▶ _WRITTEN PROBLEM_: Leave out the pictures, and quote exactly the lines running from the one with "Write a LaTeX" through the last line of the entries below.

:::::

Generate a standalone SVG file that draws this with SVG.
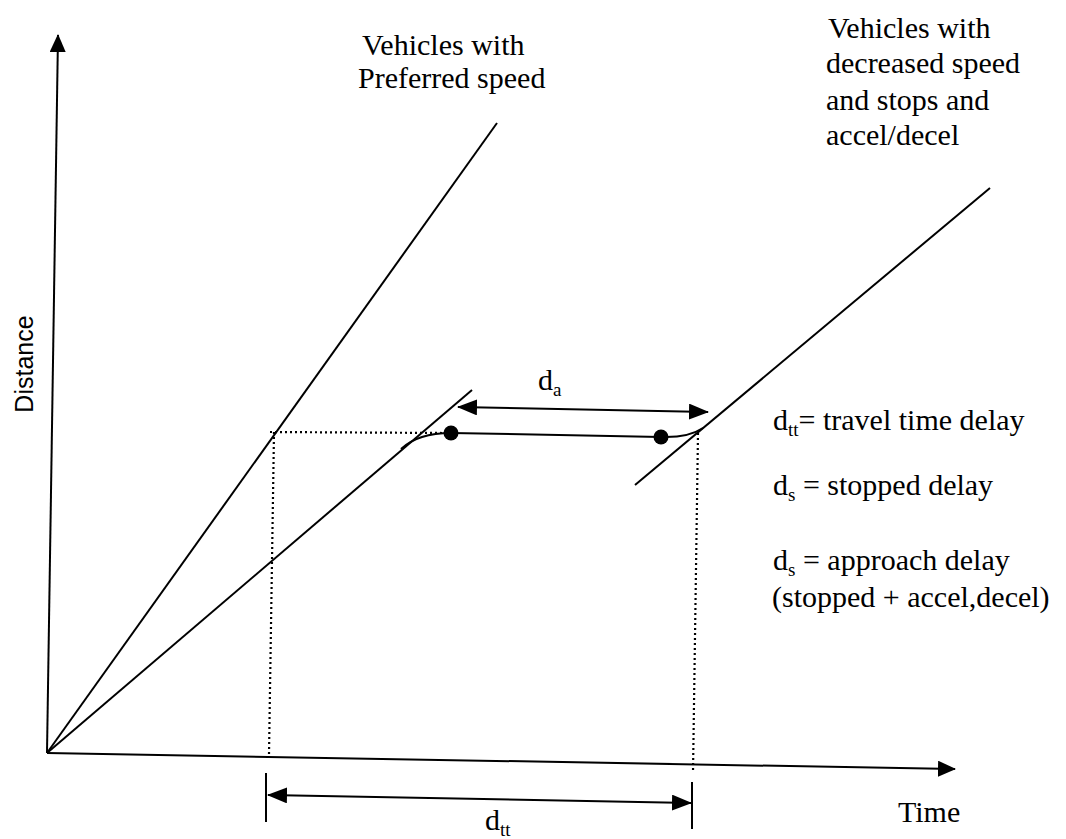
<svg xmlns="http://www.w3.org/2000/svg" width="1066" height="839" viewBox="0 0 1066 839">
<style>
.ln{stroke:#000;stroke-width:2;fill:none}
.dot{stroke:#000;stroke-width:2.2;stroke-dasharray:2 3;fill:none}
.t{font-family:"Liberation Serif","Times New Roman",serif;font-size:30px;fill:#000}
.sub{font-size:19px}
.s{font-family:"Liberation Sans",Arial,sans-serif;font-size:25px;fill:#000}
</style>
<defs>
<marker id="ah" markerUnits="userSpaceOnUse" markerWidth="20" markerHeight="16" refX="19" refY="8" orient="auto-start-reverse">
<path d="M0,0 L20,8 L0,16 z" fill="#000"/>
</marker>
<marker id="axh" markerUnits="userSpaceOnUse" markerWidth="18" markerHeight="16" refX="17" refY="8" orient="auto">
<path d="M0,0 L18,8 L0,16 z" fill="#000"/>
</marker>
</defs>
<rect width="1066" height="839" fill="#fff"/>
<g id="connectors">
<line class="ln" x1="47" y1="753" x2="58" y2="35" marker-end="url(#axh)"/>
<line class="ln" x1="47" y1="753" x2="955" y2="769" marker-end="url(#axh)"/>
<line class="ln" x1="47" y1="753" x2="497" y2="123"/>
<line class="ln" x1="47" y1="753" x2="472" y2="390"/>
<path class="ln" d="M401 449 Q418 433 451 433"/>
<line class="ln" x1="451" y1="433" x2="661" y2="437"/>
<path class="ln" d="M661 437 Q688 438 703 428"/>
<line class="ln" x1="635" y1="485" x2="990" y2="188"/>
<circle cx="451" cy="433" r="7.5" fill="#000"/>
<circle cx="661" cy="437" r="7.5" fill="#000"/>
<line class="dot" x1="270" y1="432" x2="445" y2="433"/>
<line class="dot" x1="274" y1="432" x2="269" y2="754"/>
<line class="dot" x1="698" y1="433" x2="693" y2="772"/>
<line class="ln" x1="458" y1="407" x2="708" y2="412" marker-start="url(#ah)" marker-end="url(#ah)"/>
<line class="ln" x1="266" y1="773" x2="266" y2="822"/>
<line class="ln" x1="692" y1="782" x2="692" y2="829"/>
<line class="ln" x1="268" y1="795" x2="691" y2="803" marker-start="url(#ah)" marker-end="url(#ah)"/>
</g>
<g id="label-preferred">
<text class="t" x="362" y="55">Vehicles with</text>
<text class="t" x="358" y="88">Preferred speed</text>
</g>
<g id="label-decreased">
<text class="t" x="828" y="38">Vehicles with</text>
<text class="t" x="826" y="73">decreased speed</text>
<text class="t" x="826" y="110">and stops and</text>
<text class="t" x="826" y="145">accel/decel</text>
</g>
<g id="label-da">
<text class="t" x="538" y="390">d<tspan class="sub" dy="6">a</tspan></text>
</g>
<g id="legend">
<text class="t" x="773" y="430">d<tspan class="sub" dy="6">tt</tspan><tspan dy="-6">= travel time delay</tspan></text>
<text class="t" x="773" y="495">d<tspan class="sub" dy="6">s</tspan><tspan dy="-6"> = stopped delay</tspan></text>
<text class="t" x="773" y="570">d<tspan class="sub" dy="6">s</tspan><tspan dy="-6"> = approach delay</tspan></text>
<text class="t" x="772" y="607">(stopped + accel,decel)</text>
</g>
<g id="label-dtt">
<text class="t" x="485" y="830">d<tspan class="sub" dy="6">tt</tspan></text>
</g>
<g id="label-time">
<text class="t" x="898" y="822">Time</text>
</g>
<g id="label-distance">
<text class="s" transform="translate(33,364) rotate(-90)" text-anchor="middle">Distance</text>
</g>
</svg>
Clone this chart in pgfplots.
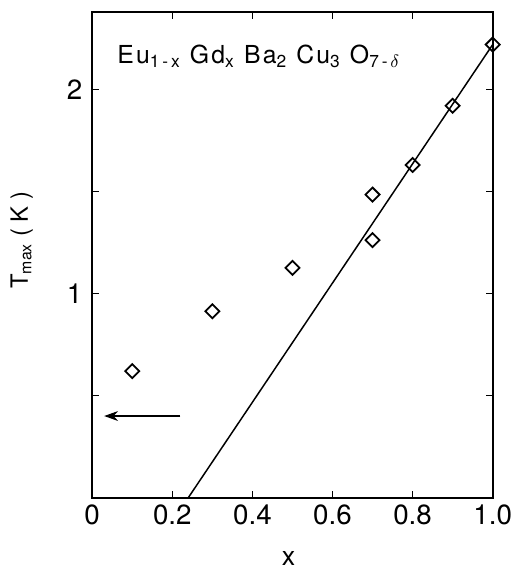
\documentclass[border=0pt]{standalone}
\usepackage{fontspec}
\setmainfont{TeX Gyre Heros}
\newfontfamily\ttlfont[LetterSpace=9]{TeX Gyre Heros}
\usepackage{pgfplots}
\pgfplotsset{compat=1.18}
\usetikzlibrary{arrows.meta}

\begin{document}
\begin{tikzpicture}
\begin{axis}[name=ax,
  scale only axis, width=202pt, height=245pt,
  xmin=0, xmax=1, ymin=0, ymax=2.38,
  axis line style={line width=1pt},
  tick style={line width=0.8pt, black},
  major tick length=3.5pt,
  tick align=inside,
  xtick={0,0.2,0.4,0.6,0.8,1},
  xticklabels={0,0.2,0.4,0.6,0.8,1.0},
  ytick={0.5,1,1.5,2},
  yticklabels={,1,,2},
  ticklabel style={font=\fontsize{14}{16}\selectfont},
  yticklabel style={xshift=-1.5pt},
  /pgf/number format/assume math mode=true,
  xlabel={x},
  ylabel={T\textsubscript{max} ( K )},
  xlabel style={font=\fontsize{13.5}{15}\selectfont, inner sep=0pt, at={(axis description cs:0.49,-0.126)}, anchor=center},
  ylabel style={font=\fontsize{12}{14}\selectfont, at={(axis description cs:-0.176,0.53)}, anchor=center},
]
% linear fit
\addplot[black, line width=0.75pt, no marks] coordinates {(0.24,0) (1.0,2.22)};
% measured T_max
\addplot[black, only marks, mark=square, mark size=2.5pt,
  mark options={rotate=45, line width=0.9pt, fill=none}]
  coordinates {(0.1,0.62) (0.3,0.913) (0.5,1.126) (0.7,1.485) (0.7,1.262)
               (0.8,1.63) (0.9,1.92) (1.0,2.22)};
\draw[line width=0.6pt, -{Stealth[length=7pt,width=5pt]}] (axis cs:0.22,0.40) -- (axis cs:0.03,0.40);
\node[anchor=base west, inner sep=0pt, font=\ttlfont\fontsize{12.5}{14}\selectfont] at (axis cs:0.062,2.126)
  {Eu\textsubscript{1\,-\,x}\ Gd\textsubscript{x}\ Ba\textsubscript{2}\ Cu\textsubscript{3}\ O\textsubscript{7\,-\,$\delta$}};
\end{axis}
\pgfresetboundingbox
\path (ax.south west) ++(-46.5pt,-38.5pt) coordinate (bl);
\path (ax.north east) ++(10pt,6pt) coordinate (tr);
\path (bl) rectangle (tr);
\end{tikzpicture}
\end{document}
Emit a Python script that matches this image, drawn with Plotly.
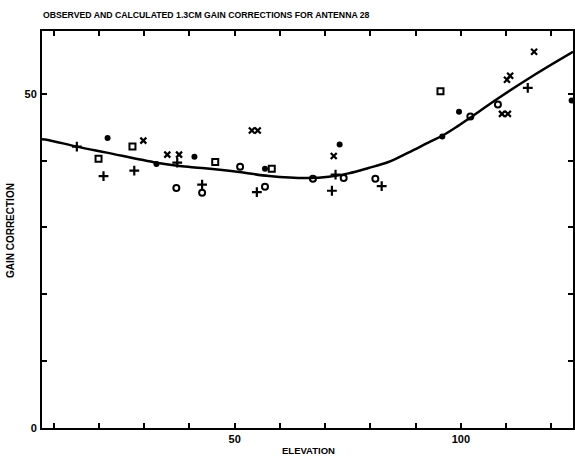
import plotly.graph_objects as go

# Calculated curve
curve_x = [7.4, 8.7, 15.1, 21.7, 32.7, 37.8, 42.8, 51.0, 57.6, 66.4, 70.8, 75.2, 79.6, 84.0, 88.4, 92.8, 96.1, 99.4, 102.0, 108.2, 116.4, 124.8]
curve_y = [43.2, 43.1, 42.1, 41.2, 39.7, 39.2, 38.9, 38.3, 37.7, 37.4, 37.6, 38.1, 38.9, 39.8, 41.2, 42.7, 43.8, 45.2, 46.4, 49.3, 52.9, 56.3]

# Observed points by symbol
plus_x = [15.1, 21.0, 27.8, 37.3, 42.8, 54.9, 71.5, 72.3, 82.5, 114.8]
plus_y = [42.1, 37.7, 38.5, 39.7, 36.4, 35.3, 35.5, 37.9, 36.2, 50.9]

cross_x = [29.8, 35.1, 37.7, 53.8, 55.1, 71.9, 110.2, 110.9, 109.1, 110.4, 116.2]
cross_y = [43.0, 40.9, 40.9, 44.5, 44.5, 40.7, 52.1, 52.7, 47.0, 47.0, 56.3]

ocircle_x = [37.1, 42.8, 51.2, 56.7, 67.3, 74.1, 81.1, 102.1, 108.2]
ocircle_y = [35.9, 35.2, 39.1, 36.1, 37.3, 37.4, 37.3, 46.6, 48.4]

square_x = [19.9, 27.4, 45.7, 58.2, 95.5]
square_y = [40.3, 42.1, 39.8, 38.8, 50.4]

dot_x = [21.9, 32.7, 41.1, 56.7, 73.2, 95.9, 99.6, 124.5]
dot_y = [43.4, 39.5, 40.6, 38.8, 42.4, 43.6, 47.3, 49.0]

x_tickvals = [10, 20, 30, 40, 50, 60, 70, 80, 90, 100, 110, 120]
x_ticktext = ["", "", "", "", "<b>50</b>", "", "", "", "", "<b>100</b>", "", ""]
y_tickvals = [0, 10, 20, 30, 40, 50]
y_ticktext = ["<b>0</b>", "", "", "", "", "<b>50</b>"]

TITLE = "OBSERVED AND CALCULATED 1.3CM GAIN CORRECTIONS FOR ANTENNA 28"
FONT = "Liberation Sans"

fig = go.Figure()
fig.add_trace(go.Scatter(x=curve_x, y=curve_y, mode="lines",
                         line=dict(color="black", width=2.5, shape="spline", smoothing=1.0),
                         showlegend=False))

def add_pts(xs, ys, symbol, size, lw):
    fig.add_trace(go.Scatter(x=xs, y=ys, mode="markers", showlegend=False,
                             marker=dict(symbol=symbol, size=size, color="black",
                                         line=dict(color="black", width=lw))))

add_pts(plus_x, plus_y, "cross-thin", 7, 2.2)
add_pts(cross_x, cross_y, "x-thin", 6, 2.2)
add_pts(ocircle_x, ocircle_y, "circle-open", 6, 2)
add_pts(square_x, square_y, "square-open", 6, 2)
add_pts(dot_x, dot_y, "circle", 6, 0)

axis_common = dict(showline=True, linecolor="black", linewidth=2, mirror="ticks",
                   ticks="inside", ticklen=5, tickwidth=1.5, tickcolor="black",
                   showgrid=False, zeroline=False,
                   tickfont=dict(family=FONT, size=11, color="black"))

fig.update_xaxes(range=[7.4, 124.8], tickvals=x_tickvals, ticktext=x_ticktext, **axis_common)
fig.update_yaxes(range=[0, 59.4], tickvals=y_tickvals, ticktext=y_ticktext, ticklabelstandoff=1, **axis_common)

W, H = 575, 465
L, R, T, B = 42, 0, 31, 37
pw, ph = W - L - R, H - T - B

def px_x(x):
    return (x - L) / pw

def px_y(y):
    return (H - B - y) / ph

fig.update_layout(
    width=W, height=H,
    margin=dict(l=L, r=R, t=T, b=B),
    paper_bgcolor="white", plot_bgcolor="white",
    annotations=[
        dict(text="<b>" + TITLE + "</b>", x=px_x(41), y=px_y(15), xref="paper", yref="paper", showarrow=False,
             font=dict(family=FONT, size=8.7, color="black"), xanchor="left", yanchor="middle"),
        dict(text="<b>ELEVATION</b>", x=px_x(310), y=px_y(450), xref="paper", yref="paper", showarrow=False,
             font=dict(family=FONT, size=9.5, color="black"), xanchor="center", yanchor="middle"),
        dict(text="<b>GAIN CORRECTION</b>", x=px_x(10), y=px_y(231), xref="paper", yref="paper", showarrow=False,
             textangle=-90, font=dict(family=FONT, size=10, color="black"), xanchor="center", yanchor="middle"),
    ],
)

fig.write_html("out.html")
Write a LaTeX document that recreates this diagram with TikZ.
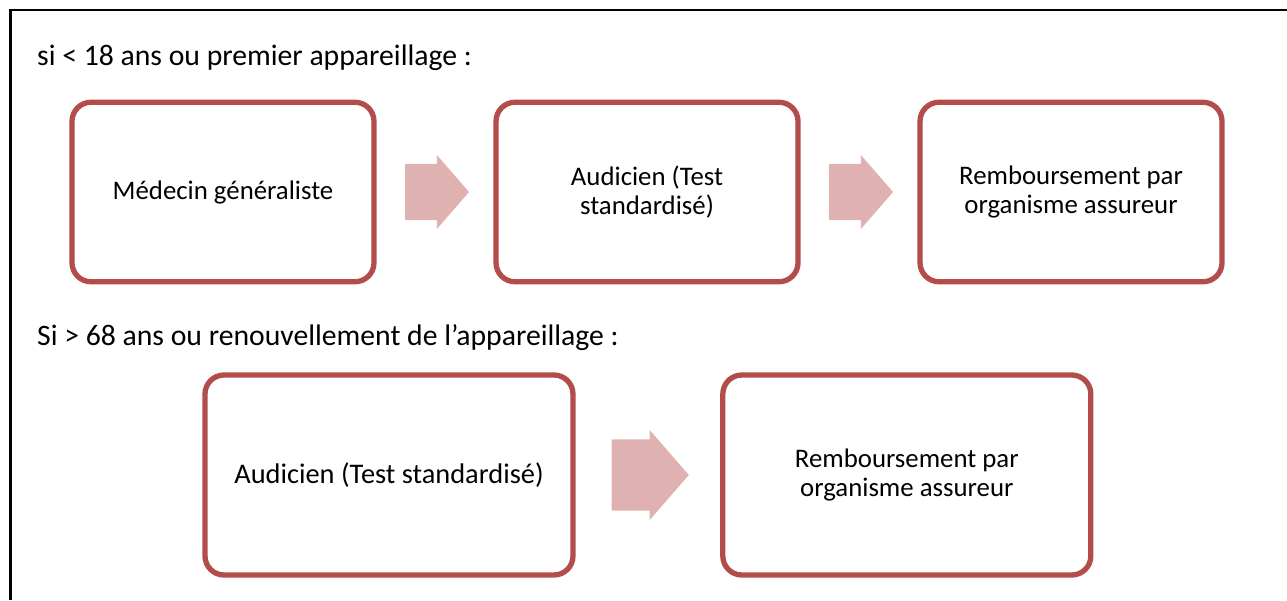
\documentclass[tikz,border=0pt]{standalone}
\usepackage{fontspec}
\setmainfont{Carlito}
\usetikzlibrary{positioning,shapes.arrows}
\definecolor{cadre}{RGB}{178,77,74}
\definecolor{flechefond}{RGB}{223,178,177}
\tikzset{etape/.style={draw=cadre,line width=5.3pt,rounded corners=19pt,fill=white,
		align=center,inner sep=0pt,outer sep=0pt,font=\fontsize{26.8}{29.5}\selectfont},
	 fleche/.style={single arrow,fill=flechefond,inner xsep=0pt,inner ysep=22.5pt,outer sep=0pt,
		single arrow tip angle=98,minimum height=64pt,minimum width=74pt},
	 grandefleche/.style={fleche,inner ysep=27pt,minimum height=77.3pt,minimum width=90pt},
	 titre/.style={anchor=base west,inner sep=0pt,font=\fontsize{29.7}{33}\selectfont},
	 node distance = 29pt
	 }

\begin{document}
\begin{tikzpicture}[x=1pt,y=-1pt]
	\useasboundingbox (0,0) rectangle (1287,600);
	\draw[line width=2.6pt] (10.3,600) -- (10.3,10) -- (1287,10);
	% premier cas
	\node[titre] (t1) at (37,65) {si < 18 ans ou premier appareillage :};
	\node[etape,minimum width=302pt,minimum height=179.5pt] (b1) at (223,192) {Médecin généraliste};
	\node[fleche] (f1) [right=31pt of b1] {};
	\node[etape,minimum width=302pt,minimum height=179.5pt] (b2) [right=27pt of f1] {Audicien (Test\\standardisé)};
	\node[fleche] (f2) [right=31pt of b2] {};
	\node[etape,minimum width=302pt,minimum height=179.5pt] (b3) [right=27pt of f2] {Remboursement par\\organisme assureur};
	% second cas
	\node[titre] (t2) at (37,345) {Si > 68 ans ou renouvellement de l’appareillage :};
	\node[etape,minimum width=368pt,minimum height=200pt,font=\fontsize{28.4}{31}\selectfont] (b4) at (389,475) {Audicien (Test standardisé)};
	\node[grandefleche] (f3) [right=38.5pt of b4] {};
	\node[etape,minimum width=368pt,minimum height=200pt] (b5) [right=34pt of f3] {Remboursement par\\organisme assureur};
\end{tikzpicture}
\end{document}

:::::

▶ _RESULT OF THE TASK_:
Write a LaTeX document that recreates this diagram with TikZ.
\documentclass[tikz,border=0pt]{standalone}
\usepackage{fontspec}
\setmainfont{Carlito}
\usetikzlibrary{positioning,shapes.arrows}
\definecolor{cadre}{RGB}{178,77,74}
\definecolor{flechefond}{RGB}{223,178,177}
\tikzset{etape/.style={draw=cadre,line width=5.3pt,rounded corners=19pt,fill=white,
		align=center,inner sep=0pt,outer sep=0pt,font=\fontsize{26.8}{29.5}\selectfont},
	 fleche/.style={single arrow,fill=flechefond,inner xsep=0pt,inner ysep=22.5pt,outer sep=0pt,
		single arrow tip angle=98,minimum height=64pt,minimum width=74pt},
	 grandefleche/.style={fleche,inner ysep=27pt,minimum height=77.3pt,minimum width=90pt},
	 titre/.style={anchor=base west,inner sep=0pt,font=\fontsize{29.7}{33}\selectfont},
	 node distance = 29pt
	 }

\begin{document}
\begin{tikzpicture}[x=1pt,y=-1pt]
	\useasboundingbox (0,0) rectangle (1287,600);
	\draw[line width=2.6pt] (10.3,600) -- (10.3,10) -- (1287,10);
	% premier cas
	\node[titre] (t1) at (37,65) {si < 18 ans ou premier appareillage :};
	\node[etape,minimum width=302pt,minimum height=179.5pt] (b1) at (223,192) {Médecin généraliste};
	\node[fleche] (f1) [right=31pt of b1] {};
	\node[etape,minimum width=302pt,minimum height=179.5pt] (b2) [right=27pt of f1] {Audicien (Test\\standardisé)};
	\node[fleche] (f2) [right=31pt of b2] {};
	\node[etape,minimum width=302pt,minimum height=179.5pt] (b3) [right=27pt of f2] {Remboursement par\\organisme assureur};
	% second cas
	\node[titre] (t2) at (37,345) {Si > 68 ans ou renouvellement de l’appareillage :};
	\node[etape,minimum width=368pt,minimum height=200pt,font=\fontsize{28.4}{31}\selectfont] (b4) at (389,475) {Audicien (Test standardisé)};
	\node[grandefleche] (f3) [right=38.5pt of b4] {};
	\node[etape,minimum width=368pt,minimum height=200pt] (b5) [right=34pt of f3] {Remboursement par\\organisme assureur};
\end{tikzpicture}
\end{document}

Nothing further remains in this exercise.